“Nenhum país está preparado para um evento da magnitude de Pedrógão Grande a partir de determinada altura. (…) Temos obrigação de nos preparar o melhor possível”, disse António Salgueiro, no Tribunal Judicial de Leiria, onde hoje prosseguiu o julgamento para apurar eventuais responsabilidades criminais dos incêndios de Pedrógão Grande.
Nestes incêndios, o Ministério Público (MP) contabilizou 63 mortos e 44 feridos quiseram procedimento criminal.
A CTI foi criada pela Assembleia da República na sequência dos incêndios florestais ocorridos nos concelhos de Pedrógão Grande, Castanheira de Pera, Ansião, Alvaiázere, Figueiró dos Vinhos, Arganil, Góis, Penela, Pampilhosa da Serra, Oleiros e Sertã de 17 a 24 de junho de 2017. A sua missão foi fazer uma avaliação independente sobre estes fogos.
António Salgueiro, que vai continuar o depoimento à tarde, salientou que “salta à vista a intensidade e extrema violência do fogo” de Pedrógão Grande, destacando, também, a direção “extremamente errática” que este tomou.
A testemunha explicou que são “os combustíveis finos superficiais [mato] que determinam mais o comportamento do fogo”, sustentando que “são eles que permitem a propagação linear do fogo”.
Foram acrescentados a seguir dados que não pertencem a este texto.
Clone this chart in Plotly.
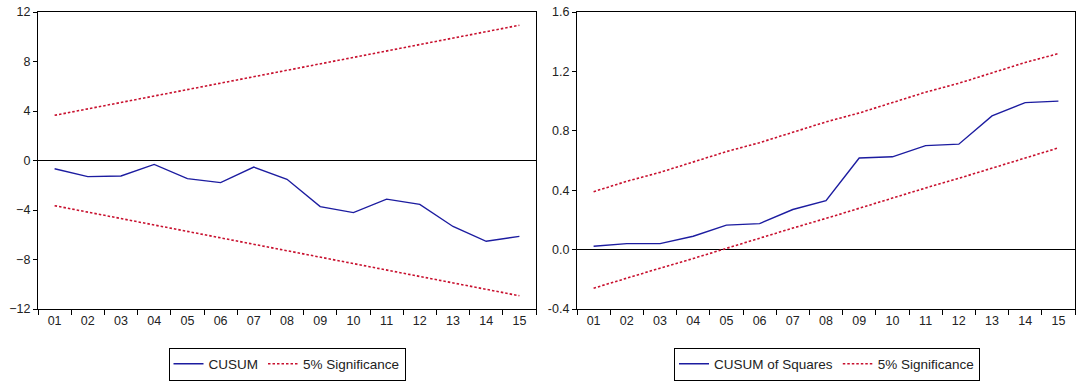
import plotly.graph_objects as go

periods = ["01", "02", "03", "04", "05", "06", "07", "08", "09", "10", "11", "12", "13", "14", "15"]

cusum = [-0.67, -1.3, -1.25, -0.32, -1.47, -1.79, -0.53, -1.52, -3.73, -4.21, -3.12, -3.55, -5.33, -6.53, -6.13]
cusum_upper = [3.65, 4.17, 4.69, 5.21, 5.73, 6.25, 6.77, 7.29, 7.81, 8.33, 8.85, 9.37, 9.89, 10.41, 10.93]
cusum_lower = [-3.65, -4.17, -4.69, -5.21, -5.73, -6.25, -6.77, -7.29, -7.81, -8.33, -8.85, -9.37, -9.89, -10.41, -10.93]

cusumsq = [0.023, 0.04, 0.04, 0.09, 0.165, 0.175, 0.27, 0.33, 0.617, 0.625, 0.70, 0.71, 0.90, 0.99, 1.0]
cusumsq_upper = [0.39, 0.46, 0.52, 0.59, 0.66, 0.72, 0.79, 0.86, 0.92, 0.99, 1.06, 1.12, 1.19, 1.26, 1.32]
cusumsq_lower = [-0.26, -0.19, -0.125, -0.06, 0.01, 0.08, 0.145, 0.21, 0.28, 0.35, 0.415, 0.48, 0.55, 0.62, 0.685]

left_yticks = [-12, -8, -4, 0, 4, 8, 12]
right_yticks = [-0.4, 0.0, 0.4, 0.8, 1.2, 1.6]
right_yticklabels = ["-0.4", "0.0", "0.4", "0.8", "1.2", "1.6"]

BLUE = "#1c1ca0"
RED = "#c8102e"
W, H = 1084, 383
FONT = "Liberation Sans, Arial, sans-serif"
DASH = "2.5px,2px"

fig = go.Figure()

# Left panel
fig.add_trace(go.Scatter(x=periods, y=cusum, mode="lines", name="CUSUM",
                         line=dict(color=BLUE, width=1.4), xaxis="x", yaxis="y", legend="legend"))
fig.add_trace(go.Scatter(x=periods, y=cusum_upper, mode="lines", name="5% Significance",
                         line=dict(color=RED, width=1.6, dash=DASH), legendgroup="s1",
                         xaxis="x", yaxis="y", legend="legend"))
fig.add_trace(go.Scatter(x=periods, y=cusum_lower, mode="lines", name="5% Significance",
                         line=dict(color=RED, width=1.6, dash=DASH), legendgroup="s1", showlegend=False,
                         xaxis="x", yaxis="y", legend="legend"))

# Right panel
fig.add_trace(go.Scatter(x=periods, y=cusumsq, mode="lines", name="CUSUM of Squares",
                         line=dict(color=BLUE, width=1.4), xaxis="x2", yaxis="y2", legend="legend2"))
fig.add_trace(go.Scatter(x=periods, y=cusumsq_upper, mode="lines", name="5% Significance",
                         line=dict(color=RED, width=1.6, dash=DASH), legendgroup="s2",
                         xaxis="x2", yaxis="y2", legend="legend2"))
fig.add_trace(go.Scatter(x=periods, y=cusumsq_lower, mode="lines", name="5% Significance",
                         line=dict(color=RED, width=1.6, dash=DASH), legendgroup="s2", showlegend=False,
                         xaxis="x2", yaxis="y2", legend="legend2"))

ydom = [1 - 309 / H, 1 - 12 / H]

xcommon = dict(type="category", tickson="boundaries", ticks="outside", ticklen=5, tickcolor="black",
               range=[-0.5, 14.5], autorange=False, automargin=False,
               showline=True, linecolor="black", linewidth=1.3, mirror=True, showgrid=False,
               zeroline=False, tickfont=dict(size=12.5, color="#222", family=FONT), fixedrange=True)
ycommon = dict(ticks="outside", ticklen=4, tickcolor="black", showline=True, linecolor="black",
               linewidth=1.3, mirror=True, showgrid=False, zeroline=True, zerolinecolor="black",
               zerolinewidth=1.3, automargin=False, autorange=False,
               tickfont=dict(size=12.5, color="#222", family=FONT))

fig.update_layout(
    width=W, height=H,
    margin=dict(l=0, r=0, t=0, b=0, autoexpand=False),
    paper_bgcolor="white", plot_bgcolor="white",
    font=dict(family=FONT, size=12, color="#222"),
    xaxis=dict(domain=[38 / W, 536 / W], anchor="y", **xcommon),
    yaxis=dict(domain=ydom, anchor="x", range=[-12, 12], tickvals=left_yticks, **ycommon),
    xaxis2=dict(domain=[577 / W, 1075 / W], anchor="y2", **xcommon),
    yaxis2=dict(domain=ydom, anchor="x2", range=[-0.4, 1.6], tickvals=right_yticks,
                ticktext=right_yticklabels, **ycommon),
    legend=dict(orientation="h", x=287 / W, y=1 - 364 / H, xanchor="center", yanchor="middle",
                bordercolor="black", borderwidth=1, bgcolor="white",
                font=dict(size=13.5, family=FONT, color="#222"), itemwidth=30, tracegroupgap=0),
    legend2=dict(orientation="h", x=827 / W, y=1 - 364 / H, xanchor="center", yanchor="middle",
                 bordercolor="black", borderwidth=1, bgcolor="white",
                 font=dict(size=13.5, family=FONT, color="#222"), itemwidth=30, tracegroupgap=0),
)

fig.write_html("out.html", config={"displayModeBar": False},
               post_script="document.body.style.margin='0';document.body.style.padding='0';document.body.style.overflow='hidden';")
Sobre a utilidade das faixas de gestão de combustível, o engenheiro florestal referiu que “as faixas de contenção facilitam a supressão” do fogo, mas não o autoextinguem.
“Efetivamente, nalgumas situações, mesmo com as faixas de contenção, pode não ser suficiente”, declarou, admitindo: “Mesmo com limpeza, não sei se existiria hipótese” de evitar as consequências dos fogos, prosseguiu, assinalando, ainda, que o ‘downburst’, vento de grande intensidade que se move verticalmente em direção ao solo e após o atingir sopra de forma radial em todas as direções, “provocou milhares de projeções”.
António Salgueiro frisou, contudo, que “o que diferencia é a gestão ou a ausência de gestão”, observando que “uma área não gerida é sempre mais propícia à propagação do fogo”.
No depoimento, a testemunha considerou que em Pedrógão Grande “foi ultrapassada a capacidade de extinção” dos incêndios e, depois, a de deslocação de pessoas, pelo que o que se poderia fazer “era dizer às pessoas para ficarem em casa”, mas reconheceu que “deixou de haver telemóveis, internet”.
Questionado se este fogo poderia ter sido atacado de forma mais adequada, António Salgueiro respondeu que não sabia, pois “não estava no local no ataque inicial”, para acrescentar que “depende de muitos fatores”.
O engenheiro disse ainda que eram necessários técnicos especializados e uma equipa multidisciplinar, incluindo um piroclimatologista, nos trabalhos de combate aos incêndios.
À pergunta se a sede da Autoridade Nacional de Emergência e Proteção Civil não poderia funcionar como um centro de comando à distância para poder ajudar o comandante das operações no terreno, neste caso o comandante dos Bombeiros Voluntários de Pedrógão Grande, Augusto Arnaut, arguido no processo, e proporcionar competências especializadas, técnicas e interdisciplinares, a testemunha respondeu que “pode, deve e pretende”.
Quanto à eventual existência desse apoio às decisões tomadas pelo comandante, António Salgueiro afirmou desconhecer se houve.
No depoimento, o engenheiro foi confrontado recorrentemente com o relatório final da CTI, tendo deixado expresso que “não há nenhuma parte” do documento que “tenha sido feito por uma única pessoa”, além de que a comissão não procedeu a qualquer averiguação da causa do incêndio.
O relatório conclui que o principal problema da gestão de combustível nas áreas devastadas por estes incêndios foi o incumprimento da legislação para as faixas de rede secundária.
A rede secundária inclui faixas de 50 metros em redor das edificações, faixas de 10 metros para cada lado das estradas e de 100 metros à volta dos aglomerados populacionais. Já a rede primária “foi executada na totalidade apenas em três municípios” dos 11 abrangidos pelo relatório.
Além de Augusto Arnaut, estão a ser julgados por crimes de homicídio por negligência e ofensa à integridade física por negligência, alguns graves, mais 10 pessoas, incluindo dois funcionários da EDP, três elementos da Ascendi e o ex-presidente da Câmara de Castanheira de Pera Fernando Lopes.
Os presidentes das Câmaras de Figueiró dos Vinhos e Pedrógão Grande, Jorge Abreu e Valdemar Alves, respetivamente, também foram acusados.
O antigo vice-presidente da Câmara de Pedrógão Grande José Graça e a então responsável pelo Gabinete Florestal deste município, Margarida Gonçalves, estão igualmente entre os arguidos.